CAIRO — A Dutch journalist working in Egypt said she was released Tuesday from nearly 12 hours in police custody after an Egyptian vigilante arrested her and turned her over to authorities, accusing her of spreading European culture and endangering the country.

Rena Netjes, a freelance reporter for a number of Dutch media who covers Egypt and Libya, told The Associated Press that the citizen who arrested her on Monday took her passport and handed her over to police in a Cairo suburb. At the time, she was asking young people in the area if she could interview them.

Prosecutors released her on Tuesday after police held her overnight. A Dutch Embassy spokesman said Egypt’s top prosecutor ordered Netjes’ release and asked her to renew her expired Egyptian press credentials. The spokesman requested anonymity because he was not authorized to speak to reporters.

Netjes spoke to AP while in custody and after her release.

“It was a joke,” she said.

Vigilantism has been on the rise in Egypt along with lawlessness as a police force still weakened by the 2011 uprising has failed to rein in a surge in crime.

An official in the state prosecutor’s office last month encouraged citizens to arrest lawbreakers and hand them to the police, setting off a political storm at a time when reports of vigilantism were already on the rise.

At least three people were killed last month by vigilantes who captured them and accused them of crimes.

At the same time, officials have been blaming foreigners for Egypt’s chaos during the two years since the ouster of autocratic leader Hosni Mubarak.

Netjes said she was shopping in her Cairo neighborhood of el-Rehab on Monday when a shop owner saw her asking people in his store if they were willing to be interviewed. The owner initially offered to help her.

But then he took her passport and refused to return it, she said. accompanied him to the police station to get her passport. But the police refused to take her complaint and instead interrogated her about the vigilante’s allegations. She did not have her media accreditation with her at the time.

A government press officer who deals with foreign media said Netjes was not registered, and she later explained that her credentials had expired.

“In Egypt, any citizen can arrest any citizen and make false accusations,” Netjes said before she was released, speaking from a courthouse while she awaited further interrogation. “Now I have to prove that he is wrong,” she added.

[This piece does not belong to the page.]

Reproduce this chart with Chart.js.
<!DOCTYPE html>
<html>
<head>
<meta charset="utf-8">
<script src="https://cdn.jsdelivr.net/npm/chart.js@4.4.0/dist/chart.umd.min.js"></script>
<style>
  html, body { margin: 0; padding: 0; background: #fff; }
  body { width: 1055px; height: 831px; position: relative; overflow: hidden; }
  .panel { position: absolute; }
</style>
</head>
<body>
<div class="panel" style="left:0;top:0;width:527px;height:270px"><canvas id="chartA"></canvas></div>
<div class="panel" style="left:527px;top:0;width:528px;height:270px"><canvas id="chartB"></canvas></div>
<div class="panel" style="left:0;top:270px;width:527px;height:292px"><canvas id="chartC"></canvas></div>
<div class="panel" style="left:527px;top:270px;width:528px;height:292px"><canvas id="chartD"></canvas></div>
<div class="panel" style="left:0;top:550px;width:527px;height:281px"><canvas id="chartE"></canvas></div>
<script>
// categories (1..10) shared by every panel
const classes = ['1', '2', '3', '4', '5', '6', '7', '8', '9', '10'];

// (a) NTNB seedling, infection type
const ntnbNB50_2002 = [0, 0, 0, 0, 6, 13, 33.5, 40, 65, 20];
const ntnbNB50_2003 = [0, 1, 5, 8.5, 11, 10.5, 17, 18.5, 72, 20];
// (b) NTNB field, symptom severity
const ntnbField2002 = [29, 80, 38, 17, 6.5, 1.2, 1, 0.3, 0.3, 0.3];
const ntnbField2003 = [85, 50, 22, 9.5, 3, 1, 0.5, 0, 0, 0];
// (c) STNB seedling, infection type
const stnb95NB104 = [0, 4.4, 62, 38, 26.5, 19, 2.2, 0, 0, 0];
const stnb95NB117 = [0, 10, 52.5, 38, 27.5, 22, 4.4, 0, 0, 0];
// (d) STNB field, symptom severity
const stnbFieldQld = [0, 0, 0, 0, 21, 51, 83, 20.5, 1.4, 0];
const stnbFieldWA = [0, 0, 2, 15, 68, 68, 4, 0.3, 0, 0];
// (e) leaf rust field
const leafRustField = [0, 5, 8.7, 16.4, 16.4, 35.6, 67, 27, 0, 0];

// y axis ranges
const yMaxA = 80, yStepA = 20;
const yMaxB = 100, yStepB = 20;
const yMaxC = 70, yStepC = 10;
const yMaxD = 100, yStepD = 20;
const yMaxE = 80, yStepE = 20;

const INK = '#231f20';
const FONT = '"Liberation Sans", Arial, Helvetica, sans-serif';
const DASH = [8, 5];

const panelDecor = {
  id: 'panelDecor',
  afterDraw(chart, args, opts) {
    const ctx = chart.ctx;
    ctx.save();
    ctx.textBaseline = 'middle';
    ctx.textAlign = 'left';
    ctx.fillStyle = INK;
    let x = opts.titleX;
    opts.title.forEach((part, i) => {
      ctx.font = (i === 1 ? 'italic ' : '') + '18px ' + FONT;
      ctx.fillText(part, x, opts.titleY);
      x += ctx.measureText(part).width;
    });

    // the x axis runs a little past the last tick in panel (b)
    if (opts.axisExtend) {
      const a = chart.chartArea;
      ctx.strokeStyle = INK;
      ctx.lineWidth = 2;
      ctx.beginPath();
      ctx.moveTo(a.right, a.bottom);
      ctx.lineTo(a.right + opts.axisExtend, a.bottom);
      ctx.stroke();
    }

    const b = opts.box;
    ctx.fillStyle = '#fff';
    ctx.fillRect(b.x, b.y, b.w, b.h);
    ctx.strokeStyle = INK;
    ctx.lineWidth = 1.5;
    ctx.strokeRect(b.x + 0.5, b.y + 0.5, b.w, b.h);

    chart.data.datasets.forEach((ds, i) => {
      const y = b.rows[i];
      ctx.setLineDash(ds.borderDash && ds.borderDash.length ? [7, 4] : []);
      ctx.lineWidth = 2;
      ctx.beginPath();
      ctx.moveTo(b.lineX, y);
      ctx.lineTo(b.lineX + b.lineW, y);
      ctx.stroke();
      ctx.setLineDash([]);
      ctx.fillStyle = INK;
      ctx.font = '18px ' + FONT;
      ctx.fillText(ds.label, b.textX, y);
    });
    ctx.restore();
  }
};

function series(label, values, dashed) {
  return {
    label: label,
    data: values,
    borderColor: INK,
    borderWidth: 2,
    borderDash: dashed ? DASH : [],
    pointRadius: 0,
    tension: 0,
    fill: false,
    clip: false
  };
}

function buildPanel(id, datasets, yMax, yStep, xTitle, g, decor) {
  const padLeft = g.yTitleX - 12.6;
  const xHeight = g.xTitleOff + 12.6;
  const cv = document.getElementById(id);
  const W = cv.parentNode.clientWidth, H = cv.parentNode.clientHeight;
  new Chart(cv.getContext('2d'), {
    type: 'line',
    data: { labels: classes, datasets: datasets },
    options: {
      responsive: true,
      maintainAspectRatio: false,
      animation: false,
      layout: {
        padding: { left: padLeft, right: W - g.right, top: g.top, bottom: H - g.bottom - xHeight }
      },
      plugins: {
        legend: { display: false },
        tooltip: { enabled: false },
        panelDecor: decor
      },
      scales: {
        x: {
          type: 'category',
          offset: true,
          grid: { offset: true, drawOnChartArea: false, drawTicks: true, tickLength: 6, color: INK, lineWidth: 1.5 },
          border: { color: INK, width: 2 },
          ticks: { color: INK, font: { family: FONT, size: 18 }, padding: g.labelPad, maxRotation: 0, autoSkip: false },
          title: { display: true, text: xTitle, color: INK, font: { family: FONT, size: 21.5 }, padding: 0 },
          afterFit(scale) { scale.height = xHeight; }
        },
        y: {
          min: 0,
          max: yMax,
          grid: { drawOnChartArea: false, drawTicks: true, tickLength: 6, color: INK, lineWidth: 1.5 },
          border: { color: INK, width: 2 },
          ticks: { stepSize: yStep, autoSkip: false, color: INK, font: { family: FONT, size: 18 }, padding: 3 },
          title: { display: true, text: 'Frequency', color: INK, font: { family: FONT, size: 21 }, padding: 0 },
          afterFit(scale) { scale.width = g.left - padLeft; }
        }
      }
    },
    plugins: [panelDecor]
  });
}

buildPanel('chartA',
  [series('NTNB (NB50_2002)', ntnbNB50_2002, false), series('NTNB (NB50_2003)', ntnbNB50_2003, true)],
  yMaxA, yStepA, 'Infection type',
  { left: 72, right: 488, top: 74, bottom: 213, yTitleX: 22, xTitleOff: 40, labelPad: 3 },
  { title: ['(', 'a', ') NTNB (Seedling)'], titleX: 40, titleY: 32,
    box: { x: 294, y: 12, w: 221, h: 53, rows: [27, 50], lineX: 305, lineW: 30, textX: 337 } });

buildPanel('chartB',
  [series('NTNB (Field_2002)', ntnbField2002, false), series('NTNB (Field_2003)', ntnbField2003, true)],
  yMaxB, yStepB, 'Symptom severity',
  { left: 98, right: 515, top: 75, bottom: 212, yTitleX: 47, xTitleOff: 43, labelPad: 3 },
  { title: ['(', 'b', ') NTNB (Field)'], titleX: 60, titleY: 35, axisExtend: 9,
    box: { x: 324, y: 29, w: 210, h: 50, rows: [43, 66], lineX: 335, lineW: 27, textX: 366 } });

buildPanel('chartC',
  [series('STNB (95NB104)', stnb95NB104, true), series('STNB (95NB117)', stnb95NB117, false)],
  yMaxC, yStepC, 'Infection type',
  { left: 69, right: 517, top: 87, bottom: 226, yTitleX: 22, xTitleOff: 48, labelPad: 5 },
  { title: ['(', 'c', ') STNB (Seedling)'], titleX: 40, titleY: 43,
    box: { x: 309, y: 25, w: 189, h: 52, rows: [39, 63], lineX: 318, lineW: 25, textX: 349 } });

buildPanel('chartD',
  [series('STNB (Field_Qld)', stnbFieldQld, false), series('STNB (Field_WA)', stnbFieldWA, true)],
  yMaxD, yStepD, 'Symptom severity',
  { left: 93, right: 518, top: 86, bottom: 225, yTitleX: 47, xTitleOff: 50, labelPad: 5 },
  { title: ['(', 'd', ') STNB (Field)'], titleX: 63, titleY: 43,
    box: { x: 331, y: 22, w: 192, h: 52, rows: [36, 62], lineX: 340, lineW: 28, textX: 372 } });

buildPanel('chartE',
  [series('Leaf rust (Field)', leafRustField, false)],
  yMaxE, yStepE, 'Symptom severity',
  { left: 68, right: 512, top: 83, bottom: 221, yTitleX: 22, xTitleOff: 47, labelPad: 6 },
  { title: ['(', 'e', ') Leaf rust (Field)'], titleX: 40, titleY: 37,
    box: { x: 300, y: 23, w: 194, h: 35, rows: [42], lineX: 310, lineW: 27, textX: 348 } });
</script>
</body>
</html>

She said some Egyptians are convinced foreigners are bad for the country and harass them.

She said police interrogated her about messages on her phone, including one calling for a protest to urge the fall of Morsi’s regime.

“They treated me as if it was my SMS. They treated me as if I was dangerous,” she said of the police.

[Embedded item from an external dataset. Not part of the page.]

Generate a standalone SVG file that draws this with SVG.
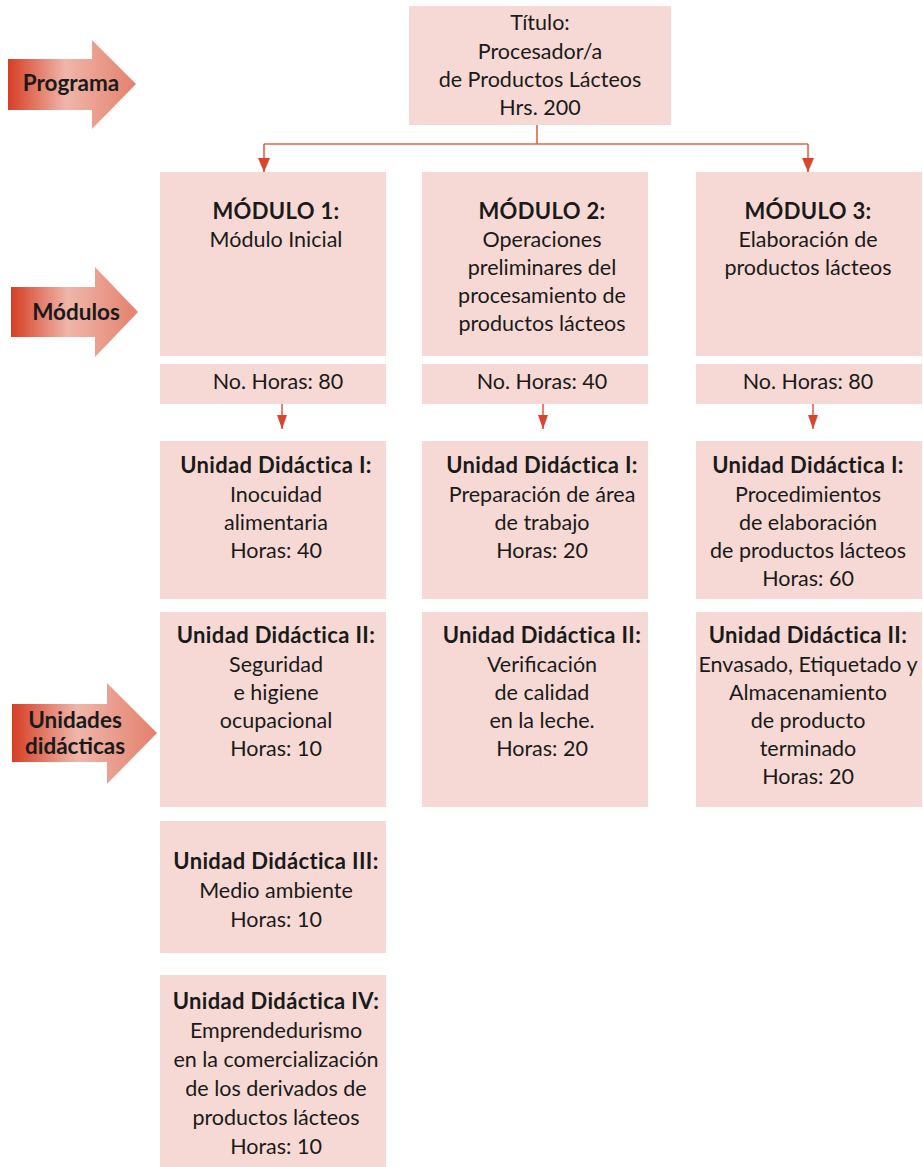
<svg xmlns="http://www.w3.org/2000/svg" width="923" height="1167" viewBox="0 0 923 1167">
<defs>
<linearGradient id="g" x1="0" y1="0" x2="1" y2="0">
<stop offset="0" stop-color="#d63e25"/>
<stop offset="0.45" stop-color="#efb6aa"/>
<stop offset="1" stop-color="#e4806c"/>
</linearGradient>
<marker id="ah" viewBox="0 0 12 14" refX="6" refY="14" markerWidth="12" markerHeight="14" markerUnits="userSpaceOnUse">
<path d="M0,0 L12,0 L6,14 Z" fill="#d9442b"/>
</marker>
<marker id="ah2" viewBox="0 0 10 14" refX="5" refY="14" markerWidth="10" markerHeight="14" markerUnits="userSpaceOnUse">
<path d="M0,0 L10,0 L5,14 Z" fill="#d9442b"/>
</marker>
</defs>
<style>
.box{fill:#f6d9d4}
text{font-family:Lato,"Liberation Sans",sans-serif;font-size:21.5px;fill:#1a1a1a;text-anchor:middle}
.b{font-weight:bold;font-size:22px;letter-spacing:0.35px}
.lbl{font-weight:bold;font-size:22.5px}
.con{fill:none;stroke:#e8604a;stroke-width:1.6}
</style>

<g id="side-programa">
<path d="M8,59 H92 V40 L136,84 L92,129 V110 H8 Z" fill="url(#g)"/>
<text class="lbl" x="71" y="91">Programa</text>
</g>
<g id="side-modulos">
<path d="M11,287 H95 V267 L138,312 L95,357 V337 H11 Z" fill="url(#g)"/>
<text class="lbl" x="76" y="320">Módulos</text>
</g>
<g id="side-unidades">
<path d="M12,704 H107 V683 L157,733 L107,784 V762 H12 Z" fill="url(#g)"/>
<text class="lbl" x="75" y="728">Unidades</text>
<text class="lbl" x="75" y="754">didácticas</text>
</g>

<g id="connectors">
<path class="con" d="M537,125 V144"/>
<path class="con" d="M264,144 H808"/>
<path class="con" d="M264,144 V172" marker-end="url(#ah)"/>
<path class="con" d="M808,144 V172" marker-end="url(#ah)"/>
<path class="con" d="M282,404 V429" marker-end="url(#ah2)"/>
<path class="con" d="M543,404 V429" marker-end="url(#ah2)"/>
<path class="con" d="M813,404 V429" marker-end="url(#ah2)"/>
</g>

<g id="titulo">
<rect class="box" x="409" y="6" width="262" height="119"/>
<text x="540" y="30">Título:</text>
<text x="540" y="58.5">Procesador/a</text>
<text x="540" y="87">de Productos Lácteos</text>
<text x="540" y="115">Hrs. 200</text>
</g>

<g id="modulo1">
<rect class="box" x="160" y="172" width="226" height="184"/>
<text class="b" x="276" y="219">MÓDULO 1:</text>
<text x="276" y="247">Módulo Inicial</text>
</g>
<g id="modulo2">
<rect class="box" x="422" y="172" width="226" height="184"/>
<text class="b" x="542" y="219">MÓDULO 2:</text>
<text x="542" y="247">Operaciones</text>
<text x="542" y="275">preliminares del</text>
<text x="542" y="303">procesamiento de</text>
<text x="542" y="331">productos lácteos</text>
</g>
<g id="modulo3">
<rect class="box" x="696" y="172" width="226" height="184"/>
<text class="b" x="808" y="219">MÓDULO 3:</text>
<text x="808" y="247">Elaboración de</text>
<text x="808" y="275">productos lácteos</text>
</g>

<g id="horas1">
<rect class="box" x="160" y="364" width="226" height="40"/>
<text x="278" y="389">No. Horas: 80</text>
</g>
<g id="horas2">
<rect class="box" x="422" y="364" width="226" height="40"/>
<text x="542" y="389">No. Horas: 40</text>
</g>
<g id="horas3">
<rect class="box" x="696" y="364" width="226" height="40"/>
<text x="808" y="389">No. Horas: 80</text>
</g>

<g id="m1-u1">
<rect class="box" x="160" y="441" width="226" height="158"/>
<text class="b" x="276" y="473">Unidad Didáctica I:</text>
<text x="276" y="501.5">Inocuidad</text>
<text x="276" y="530">alimentaria</text>
<text x="276" y="558">Horas: 40</text>
</g>
<g id="m1-u2">
<rect class="box" x="160" y="612" width="226" height="195"/>
<text class="b" x="276" y="643">Unidad Didáctica II:</text>
<text x="276" y="671.5">Seguridad</text>
<text x="276" y="700">e higiene</text>
<text x="276" y="728">ocupacional</text>
<text x="276" y="756">Horas: 10</text>
</g>
<g id="m1-u3">
<rect class="box" x="160" y="821" width="226" height="132"/>
<text class="b" x="276" y="869">Unidad Didáctica III:</text>
<text x="276" y="898">Medio ambiente</text>
<text x="276" y="927">Horas: 10</text>
</g>
<g id="m1-u4">
<rect class="box" x="160" y="975" width="226" height="192"/>
<text class="b" x="276" y="1009">Unidad Didáctica IV:</text>
<text x="276" y="1038">Emprendedurismo</text>
<text x="276" y="1067">en la comercialización</text>
<text x="276" y="1096">de los derivados de</text>
<text x="276" y="1125">productos lácteos</text>
<text x="276" y="1154">Horas: 10</text>
</g>

<g id="m2-u1">
<rect class="box" x="422" y="441" width="226" height="158"/>
<text class="b" x="542" y="473">Unidad Didáctica I:</text>
<text x="542" y="501.5">Preparación de área</text>
<text x="542" y="530">de trabajo</text>
<text x="542" y="558">Horas: 20</text>
</g>
<g id="m2-u2">
<rect class="box" x="422" y="612" width="226" height="195"/>
<text class="b" x="542" y="643">Unidad Didáctica II:</text>
<text x="542" y="671.5">Verificación</text>
<text x="542" y="700">de calidad</text>
<text x="542" y="728">en la leche.</text>
<text x="542" y="756">Horas: 20</text>
</g>

<g id="m3-u1">
<rect class="box" x="696" y="441" width="226" height="158"/>
<text class="b" x="808" y="473">Unidad Didáctica I:</text>
<text x="808" y="501.5">Procedimientos</text>
<text x="808" y="530">de elaboración</text>
<text x="808" y="558">de productos lácteos</text>
<text x="808" y="586">Horas: 60</text>
</g>
<g id="m3-u2">
<rect class="box" x="696" y="612" width="226" height="195"/>
<text class="b" x="808" y="643">Unidad Didáctica II:</text>
<text x="808" y="672">Envasado, Etiquetado y</text>
<text x="808" y="700">Almacenamiento</text>
<text x="808" y="728">de producto</text>
<text x="808" y="756">terminado</text>
<text x="808" y="784">Horas: 20</text>
</g>
</svg>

A security official said Netjes was held and interrogated after citizens suspected her. The official said she was working on a story about sexual harassment and rape in Egypt, and that her phone was confiscated after messages were found calling for protests.

The official did not say what the accusations against Netjes were, but said they had to check into the citizen’s allegations. He spoke on condition of anonymity because he was not authorized to speak to the media.

After her release Netjes said: “I now know how Egyptian activists feel ... when they get arrested off the streets. The Egyptian revolution is about freedom. If you don’t have it, you have nothing.”

Human rights lawyer Gamal Eid said there were a number of other instances of foreigners being harassed in Egypt over the past few years.

He said a number of foreign journalists have been prevented from doing their jobs at times by suspicious citizens. Authorities arrested one Australian journalist and his translator last year while working in a Nile Delta province and alleged they were inciting people to strike.

That arrest was before Islamist President Mohammed Morsi was elected.

During military rule that followed Mubarak’s ouster in February 2011, Egypt’s government warned citizens in TV announcements against talking to foreigners, saying they may be spies. The announcements were eventually taken off the air following an outcry.

Morsi has recently blamed foreign meddling for spreading chaos. In a recent speech to Egyptian expatriates in Qatar, he said: “There is an enemy outside Egypt and there is a devil inside that is maliciously messing with people’s minds.”